Seven years ago, Surly pushed Minnesota to become a craft beer mecca. In 2018, they’re trying to do the same for pizza.
Minnesota already has its defined ’za style: square cut, cracker-crust freezer fare made popular by Red’s Savoy, Broadway Pizza, and of course, Heggies. For better or for worse, Minnesota pizza has been pigeonholed in this hometown interpretation, with New York-style pizza falling by the wayside in favor of the trapezoidal comforts of home.
No more, says Ben Peine, executive chef of Surly Pizza Upstairs, which will open Friday above the stalwart brewery’s beer hall. Peine has worked with Surly since its inception, and when the Brewer’s Table closed last May, he was entrusted with transforming the exclusive fine dining space into a fast-casual alternative for folks waiting in line at the brewery below.
“Once we decided on fast-casual, I wanted to move in the same direction as the brew hall,” Peine says. “I was stumped on what kind of pizza I wanted to do. I knew I didn’t wanna do Minnesota-style. A good pizza should have a little bit of a bend.”
It wasn’t until Peine visited his brother in New York that he discovered New Haven-style pizza -- a Connecticut-born sub-brand of pizza that prizes char and chewiness above all. Apart from Black Sheep, Punch’s, and Neapolitans of the like, New Haven “apizza” -- as it’s so-called in the New England state -- is sometimes sweet and sometimes garlicky. Unlike Minnesota-style, it’s prized the world over.
“I fell in love with the char, and the dough is super good -- it’s not the thick crust or the thin crust,” explains Peine, a Maple Grove native. Pizza dough at Surly Pizza Upstairs is fermented for an incredible four days, allowing the ale yeast to give the pizza plenty of rise while the coal fire crisps the outer layer with soot. “I still love Minnesota-style, but it wasn’t what I wanted to do. It’s been done, and you can always get a Heggies.”
Surly Pizza’s main courses are divided into two categories: red sauce and white sauce. While the Spicoli opts for classic Italian flavors of fennel, sausage, radish, and mozzarella, its marinara sibling I’m Your Daddy is pure New Haven with its broiled-to-a-cup pepperonis filled with grease and topped with burnt honey. The white sauce is pure decadence, composed of solely garlic oil and heavy cream. If you’re looking to free yourself of the prescriptive nonsense of Red’s Savoy, look no further than 4 Stars, which matches figs and prosciutto with ricotta and arugula, or the brilliantly decadent Mama Fratelli -- a brainchild of Peine’s wife -- that heaps mushrooms and chebris cheese (made from a mix of goat and sheep’s milk) atop a foldable triangle cut of pizza heaven.

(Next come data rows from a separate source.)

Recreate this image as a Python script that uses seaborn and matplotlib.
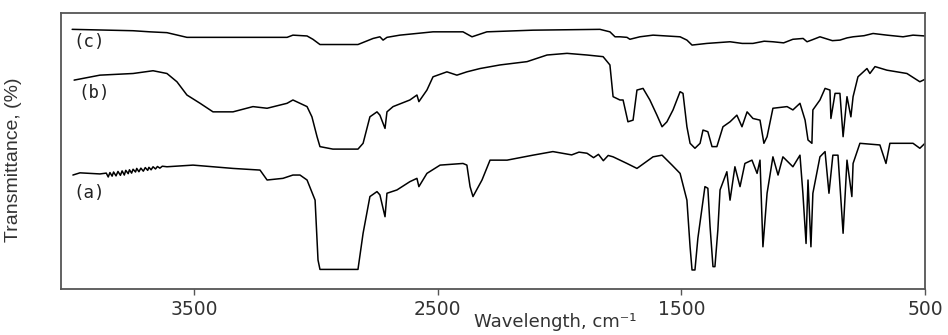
import matplotlib
matplotlib.use("Agg")
import matplotlib.pyplot as plt
import numpy as np
import pandas as pd
import seaborn as sns

# wavenumber (cm-1) and transmittance, top trace first
wn_c = [4000, 3750, 3681, 3611, 3529, 3393, 3118, 3094, 3036, 3012, 2983, 2827, 2765, 2737,
        2724, 2708, 2655, 2519, 2396, 2359, 2298, 2109, 1834, 1793, 1772, 1752, 1723, 1711,
        1670, 1616, 1505, 1477, 1456, 1395, 1300, 1250, 1206, 1160, 1124, 1080, 1042, 1000,
        984, 960, 931, 880, 849, 820, 795, 750, 713, 656, 590, 549, 500]
t_c = [94.1, 93.6, 93.2, 92.9, 91.2, 91.2, 91.2, 92.0, 91.7, 90.5, 88.6, 88.6, 90.8, 91.4,
       90.2, 91.2, 92.0, 93.2, 93.2, 91.4, 93.2, 93.8, 94.1, 93.2, 91.4, 91.4, 91.2, 90.5,
       91.4, 92.0, 91.4, 90.2, 88.4, 89.0, 89.6, 89.0, 89.0, 89.8, 89.6, 89.2, 90.5, 90.8,
       89.6, 90.4, 91.4, 90.0, 90.2, 91.0, 91.4, 91.8, 92.6, 92.0, 91.4, 92.0, 91.7]

wn_b = [3992, 3886, 3750, 3668, 3611, 3570, 3529, 3475, 3422, 3340, 3258, 3200, 3118, 3094,
        3036, 3016, 2995, 2983, 2930, 2827, 2806, 2778, 2749, 2737, 2716, 2708, 2683, 2614,
        2585, 2577, 2544, 2519, 2462, 2421, 2380, 2326, 2244, 2133, 2051, 1969, 1887, 1821,
        1793, 1780, 1752, 1739, 1719, 1698, 1682, 1657, 1629, 1600, 1579, 1559, 1534, 1505,
        1493, 1477, 1464, 1444, 1423, 1411, 1391, 1374, 1354, 1329, 1300, 1272, 1251, 1230,
        1206, 1177, 1161, 1148, 1124, 1066, 1042, 1013, 992, 980, 964, 960, 931, 910, 890,
        886, 869, 849, 836, 820, 804, 795, 775, 738, 726, 705, 656, 574, 521, 500]
t_b = [75.7, 77.5, 78.1, 79.1, 78.1, 75.1, 70.3, 67.3, 64.2, 64.2, 66.1, 65.5, 67.3, 68.5,
       66.1, 62.4, 55.2, 51.6, 50.7, 50.7, 52.8, 62.4, 64.2, 63.0, 58.2, 64.2, 66.1, 68.5,
       70.3, 67.9, 72.1, 76.9, 78.7, 77.5, 78.7, 79.9, 81.2, 82.4, 84.8, 85.4, 84.8, 84.2,
       81.2, 69.7, 68.5, 68.5, 60.6, 61.2, 72.1, 72.7, 68.5, 63.0, 58.8, 60.6, 64.9, 71.5,
       70.9, 58.8, 52.8, 51.0, 52.8, 57.6, 57.0, 51.6, 51.6, 58.8, 60.6, 63.0, 58.8, 64.2,
       61.8, 61.2, 52.8, 55.2, 65.5, 66.1, 64.9, 67.3, 61.2, 54.0, 52.8, 64.9, 68.5, 72.7, 72.1,
       61.8, 70.9, 70.9, 55.2, 69.7, 62.4, 69.7, 76.9, 79.9, 78.1, 80.6, 79.3, 78.1, 75.1, 76.0]

wn_a = [3997, 3968, 3886, 3860, 3852, 3845, 3836, 3830, 3820, 3812, 3802, 3795, 3786, 3780,
        3770, 3765, 3756, 3750, 3740, 3735, 3726, 3718, 3708, 3700, 3690, 3685, 3676, 3668,
        3658, 3650, 3640, 3630, 3611, 3504, 3340, 3229, 3200, 3135, 3094, 3065, 3036, 3003,
        2991, 2983, 2827, 2806, 2778, 2749, 2737, 2716, 2708, 2667, 2614, 2585, 2577, 2544,
        2490, 2396, 2380, 2367, 2355, 2318, 2285, 2215, 2109, 2027, 1950, 1920, 1887, 1860,
        1840, 1820, 1800, 1780, 1723, 1682, 1616, 1579, 1538, 1505, 1477, 1464, 1456, 1444,
        1432, 1403, 1391, 1382, 1370, 1362, 1350, 1341, 1313, 1300, 1280, 1259, 1239, 1210,
        1189, 1177, 1165, 1148, 1124, 1103, 1083, 1042, 1013, 1001, 988, 980, 968, 960, 931,
        910, 894, 878, 857, 836, 820, 800, 795, 767, 685, 660, 644, 549, 521, 500]
t_a = [41.3, 42.1, 41.7, 42.0, 40.6, 42.2, 40.9, 42.4, 41.0, 42.6, 41.2, 42.8, 41.3, 43.0,
       41.8, 43.2, 42.0, 43.4, 42.4, 43.7, 42.5, 43.8, 42.7, 44.0, 43.0, 44.1, 43.2, 44.3,
       43.5, 44.4, 43.8, 44.5, 44.3, 44.9, 43.7, 43.1, 39.5, 40.1, 41.3, 41.3, 39.5, 32.2,
       10.5, 7.1, 7.1, 20.2, 33.5, 35.3, 34.1, 26.2, 34.7, 35.9, 38.9, 40.1, 37.1, 41.9,
       44.9, 45.5, 44.9, 37.1, 33.5, 39.5, 46.7, 46.7, 48.5, 49.8, 48.6, 49.6, 49.2, 47.6,
       48.8, 46.5, 48.4, 47.9, 45.5, 43.7, 47.9, 48.5, 44.9, 41.9, 32.2, 15.3, 6.9, 6.9,
       18.4, 37.1, 36.5, 22.6, 8.1, 8.1, 21.4, 35.9, 42.5, 32.2, 44.3, 37.1, 45.5, 46.7,
       41.9, 46.7, 15.3, 34.7, 47.9, 41.3, 47.9, 44.3, 48.5, 34.7, 16.5, 39.5, 15.3, 34.7, 47.9,
       49.8, 34.7, 48.5, 48.5, 20.2, 46.7, 33.5, 45.5, 52.8, 52.2, 45.5, 52.8, 52.8, 51.0, 52.8]

samples = ['(c)', '(b)', '(a)']
label_wn = [3997, 3975, 3997]
label_t = [89.5, 71.0, 34.8]
tick_wn = [3500, 2500, 1500, 500]

df = pd.concat([
    pd.DataFrame({'wn': wn_c, 't': t_c, 'sample': '(c)'}),
    pd.DataFrame({'wn': wn_b, 't': t_b, 'sample': '(b)'}),
    pd.DataFrame({'wn': wn_a, 't': t_a, 'sample': '(a)'}),
], ignore_index=True)

sns.set_style("white")
plt.rcParams['font.family'] = ['DejaVu Sans']

fig = plt.figure(figsize=(9.48, 3.35), dpi=100)
ax = fig.add_axes([0.0643, 0.1373, 0.9114, 0.8237])

sns.lineplot(data=df, x='wn', y='t', hue='sample', units='sample', estimator=None, sort=False,
             palette={s: 'black' for s in samples}, linewidth=1.1, legend=False, ax=ax)

for s, x, y in zip(samples, label_wn, label_t):
    ax.text(x, y, s, ha='left', va='center', fontsize=12.5, color='#222222',
            family='DejaVu Sans Mono')

ax.set_xlim(4046, 500)
ax.set_ylim(0, 100)
ax.set_xticks(tick_wn)
ax.set_xticklabels([str(v) for v in tick_wn], fontsize=13.5, color='#333333')
ax.set_yticks([])
ax.tick_params(axis='x', direction='out', length=4, width=1, color='#555555', pad=4,
               bottom=True)
for sp in ax.spines.values():
    sp.set_color('#555555')
    sp.set_linewidth(1.3)

ax.set_xlabel('Wavelength, cm⁻¹', fontsize=13, color='#333333')
ax.xaxis.set_label_coords(0.572, -0.088)
ax.set_ylabel('Transmittance, (%)', fontsize=14, color='#333333', family='Liberation Sans')
ax.yaxis.set_label_coords(-0.045, 0.47)

fig.savefig('out.png', dpi=100)
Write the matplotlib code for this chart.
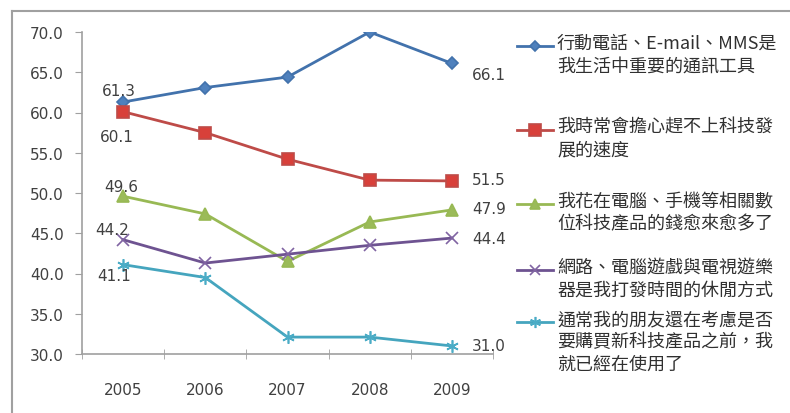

Surly Pizza Upstairs will open with 10 distinct pies as well as a customizable cheese option. There are remnants of the epicurean Brewer’s Table on the menu (see the baked oysters and the ricotta meatballs), but mostly, the space is designed to be a utilitarian extension of Surly’s taproom. Ideally, if the line is too long downstairs, you can get a pie and a Furious upstairs and wait for the demand to die out. This way, the brewery can alleviate the two-hour wait times down below without losing patrons to the nearby Stadium Village bars.
There’s also a full roster of Surly beers on tap at Surly Pizza Upstairs, and on Thursday, a highly anticipated hazy IPA brewed in collaboration with Fair State named Obscurity of Purpose will debut in the taproom for eager pizza fans. Darkness, Todd the Axeman, Frisson, and other Surly classics will be available in the 147-person space upstairs.
Though Surly Pizza Upstairs may never replace the defensive, dyed-in-the-wool ’Sota-style pizza, it will provide an important cultural alternative to what many lifelong Minnesotans have come to define as “pizza.” In the same way Surly pushed the parameters of beer in 2011, Peine and his staff are hoping they can move the goalposts for pizza in 2018.
If early impressions are any indication, this could be yet another sea change for the staff at Surly to hang their hats on.